## Requirements
Please transcribe the listing below in full and word for word, without its pictures.

## Source excerpt
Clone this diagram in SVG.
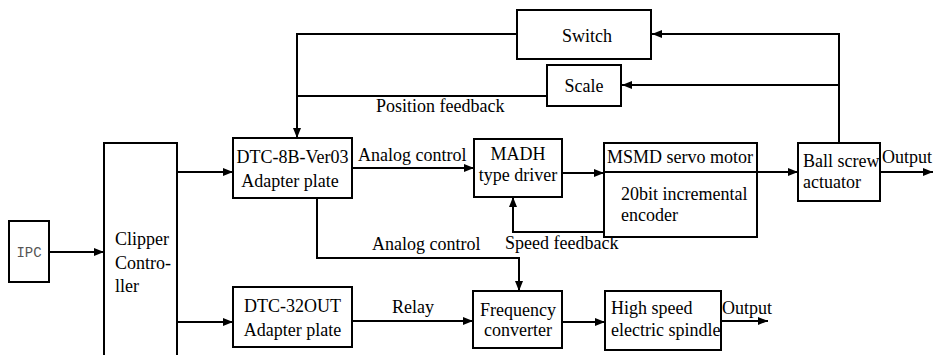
<svg xmlns="http://www.w3.org/2000/svg" width="939" height="355" viewBox="0 0 939 355">
<style>
.box{fill:#fff;stroke:#000;stroke-width:2}
.t{font-family:'Liberation Serif','DejaVu Serif',serif;font-size:18px;fill:#000}
.m{text-anchor:middle}
.ln{fill:none;stroke:#000;stroke-width:2}
</style>
<defs>
<marker id="ah" markerUnits="userSpaceOnUse" markerWidth="11" markerHeight="9" refX="10" refY="4" orient="auto">
<path d="M0,0 L10,4 L0,8 z" fill="#000"/>
</marker>
</defs>
<rect width="939" height="355" fill="#fff"/>
<g id="connectors">
<path class="ln" d="M49 252 H104" marker-end="url(#ah)"/>
<path class="ln" d="M177 172 H233" marker-end="url(#ah)"/>
<path class="ln" d="M177 322 H233" marker-end="url(#ah)"/>
<path class="ln" d="M352 168 H474" marker-end="url(#ah)"/>
<path class="ln" d="M562 173 H604" marker-end="url(#ah)"/>
<path class="ln" d="M757 172 H798" marker-end="url(#ah)"/>
<path class="ln" d="M880 172 H933" marker-end="url(#ah)"/>
<path class="ln" d="M839 143 V34 H652" marker-end="url(#ah)"/>
<path class="ln" d="M839 85 H622" marker-end="url(#ah)"/>
<path class="ln" d="M517 34 H297 V138" marker-end="url(#ah)"/>
<path class="ln" d="M547 96 H297"/>
<path class="ln" d="M317 198 V258 H519 V291" marker-end="url(#ah)"/>
<path class="ln" d="M352 321 H473" marker-end="url(#ah)"/>
<path class="ln" d="M562 322 H605" marker-end="url(#ah)"/>
<path class="ln" d="M721 321 H768" marker-end="url(#ah)"/>
<path class="ln" d="M604 232 H513 V197" marker-end="url(#ah)"/>
<text class="t" x="358" y="161">Analog control</text>
<text class="t" x="372" y="250">Analog control</text>
<text class="t" x="505" y="249">Speed feedback</text>
<text class="t" x="376" y="112">Position feedback</text>
<text class="t" x="392" y="313">Relay</text>
<text class="t" x="882" y="163">Output</text>
<text class="t" x="722" y="314">Output</text>
</g>
<g id="ipc">
<rect class="box" x="9" y="221" width="40" height="61"/>
<text x="29" y="257" text-anchor="middle" style="font-family:'Liberation Mono','DejaVu Sans Mono',monospace;font-size:14px;fill:#555">IPC</text>
</g>
<g id="clipper">
<path class="ln" d="M104 356 V143 H177 V356"/>
<text class="t" x="115" y="245">Clipper</text>
<text class="t" x="115" y="269">Contro-</text>
<text class="t" x="115" y="292">ller</text>
</g>
<g id="dtc8b">
<rect class="box" x="233" y="138" width="119" height="60"/>
<text class="t m" x="292.5" y="163">DTC-8B-Ver03</text>
<text class="t m" x="290" y="187">Adapter plate</text>
</g>
<g id="dtc32">
<rect class="box" x="233" y="287" width="119" height="60"/>
<text class="t m" x="292.5" y="312">DTC-32OUT</text>
<text class="t m" x="292.5" y="336">Adapter plate</text>
</g>
<g id="switch">
<rect class="box" x="517" y="10" width="134" height="49"/>
<text class="t m" x="587" y="42">Switch</text>
</g>
<g id="scale">
<rect class="box" x="547" y="65" width="74" height="41"/>
<text class="t m" x="584" y="92">Scale</text>
</g>
<g id="madh">
<rect class="box" x="474" y="139" width="88" height="58"/>
<text class="t m" x="518" y="160">MADH</text>
<text class="t m" x="518" y="181">type driver</text>
</g>
<g id="msmd">
<rect class="box" x="604" y="143" width="153" height="94"/>
<line class="ln" x1="604" y1="172" x2="757" y2="172"/>
<text class="t" x="607" y="163">MSMD servo motor</text>
<text class="t" x="621" y="200">20bit incremental</text>
<text class="t" x="621" y="221">encoder</text>
</g>
<g id="ballscrew">
<rect class="box" x="798" y="143" width="82" height="58"/>
<text class="t" x="803" y="167">Ball screw</text>
<text class="t" x="803" y="188">actuator</text>
</g>
<g id="freq">
<rect class="box" x="473" y="291" width="89" height="57"/>
<text class="t m" x="518" y="316">Frequency</text>
<text class="t m" x="518" y="336">converter</text>
</g>
<g id="spindle">
<rect class="box" x="605" y="291" width="116" height="59"/>
<text class="t" x="611" y="314">High speed</text>
<text class="t" x="611" y="336">electric spindle</text>
</g>
</svg>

## Solution to this task
Clone this diagram in SVG.
<svg xmlns="http://www.w3.org/2000/svg" width="939" height="355" viewBox="0 0 939 355">
<style>
.box{fill:#fff;stroke:#000;stroke-width:2}
.t{font-family:'Liberation Serif','DejaVu Serif',serif;font-size:18px;fill:#000}
.m{text-anchor:middle}
.ln{fill:none;stroke:#000;stroke-width:2}
</style>
<defs>
<marker id="ah" markerUnits="userSpaceOnUse" markerWidth="11" markerHeight="9" refX="10" refY="4" orient="auto">
<path d="M0,0 L10,4 L0,8 z" fill="#000"/>
</marker>
</defs>
<rect width="939" height="355" fill="#fff"/>
<g id="connectors">
<path class="ln" d="M49 252 H104" marker-end="url(#ah)"/>
<path class="ln" d="M177 172 H233" marker-end="url(#ah)"/>
<path class="ln" d="M177 322 H233" marker-end="url(#ah)"/>
<path class="ln" d="M352 168 H474" marker-end="url(#ah)"/>
<path class="ln" d="M562 173 H604" marker-end="url(#ah)"/>
<path class="ln" d="M757 172 H798" marker-end="url(#ah)"/>
<path class="ln" d="M880 172 H933" marker-end="url(#ah)"/>
<path class="ln" d="M839 143 V34 H652" marker-end="url(#ah)"/>
<path class="ln" d="M839 85 H622" marker-end="url(#ah)"/>
<path class="ln" d="M517 34 H297 V138" marker-end="url(#ah)"/>
<path class="ln" d="M547 96 H297"/>
<path class="ln" d="M317 198 V258 H519 V291" marker-end="url(#ah)"/>
<path class="ln" d="M352 321 H473" marker-end="url(#ah)"/>
<path class="ln" d="M562 322 H605" marker-end="url(#ah)"/>
<path class="ln" d="M721 321 H768" marker-end="url(#ah)"/>
<path class="ln" d="M604 232 H513 V197" marker-end="url(#ah)"/>
<text class="t" x="358" y="161">Analog control</text>
<text class="t" x="372" y="250">Analog control</text>
<text class="t" x="505" y="249">Speed feedback</text>
<text class="t" x="376" y="112">Position feedback</text>
<text class="t" x="392" y="313">Relay</text>
<text class="t" x="882" y="163">Output</text>
<text class="t" x="722" y="314">Output</text>
</g>
<g id="ipc">
<rect class="box" x="9" y="221" width="40" height="61"/>
<text x="29" y="257" text-anchor="middle" style="font-family:'Liberation Mono','DejaVu Sans Mono',monospace;font-size:14px;fill:#555">IPC</text>
</g>
<g id="clipper">
<path class="ln" d="M104 356 V143 H177 V356"/>
<text class="t" x="115" y="245">Clipper</text>
<text class="t" x="115" y="269">Contro-</text>
<text class="t" x="115" y="292">ller</text>
</g>
<g id="dtc8b">
<rect class="box" x="233" y="138" width="119" height="60"/>
<text class="t m" x="292.5" y="163">DTC-8B-Ver03</text>
<text class="t m" x="290" y="187">Adapter plate</text>
</g>
<g id="dtc32">
<rect class="box" x="233" y="287" width="119" height="60"/>
<text class="t m" x="292.5" y="312">DTC-32OUT</text>
<text class="t m" x="292.5" y="336">Adapter plate</text>
</g>
<g id="switch">
<rect class="box" x="517" y="10" width="134" height="49"/>
<text class="t m" x="587" y="42">Switch</text>
</g>
<g id="scale">
<rect class="box" x="547" y="65" width="74" height="41"/>
<text class="t m" x="584" y="92">Scale</text>
</g>
<g id="madh">
<rect class="box" x="474" y="139" width="88" height="58"/>
<text class="t m" x="518" y="160">MADH</text>
<text class="t m" x="518" y="181">type driver</text>
</g>
<g id="msmd">
<rect class="box" x="604" y="143" width="153" height="94"/>
<line class="ln" x1="604" y1="172" x2="757" y2="172"/>
<text class="t" x="607" y="163">MSMD servo motor</text>
<text class="t" x="621" y="200">20bit incremental</text>
<text class="t" x="621" y="221">encoder</text>
</g>
<g id="ballscrew">
<rect class="box" x="798" y="143" width="82" height="58"/>
<text class="t" x="803" y="167">Ball screw</text>
<text class="t" x="803" y="188">actuator</text>
</g>
<g id="freq">
<rect class="box" x="473" y="291" width="89" height="57"/>
<text class="t m" x="518" y="316">Frequency</text>
<text class="t m" x="518" y="336">converter</text>
</g>
<g id="spindle">
<rect class="box" x="605" y="291" width="116" height="59"/>
<text class="t" x="611" y="314">High speed</text>
<text class="t" x="611" y="336">electric spindle</text>
</g>
</svg>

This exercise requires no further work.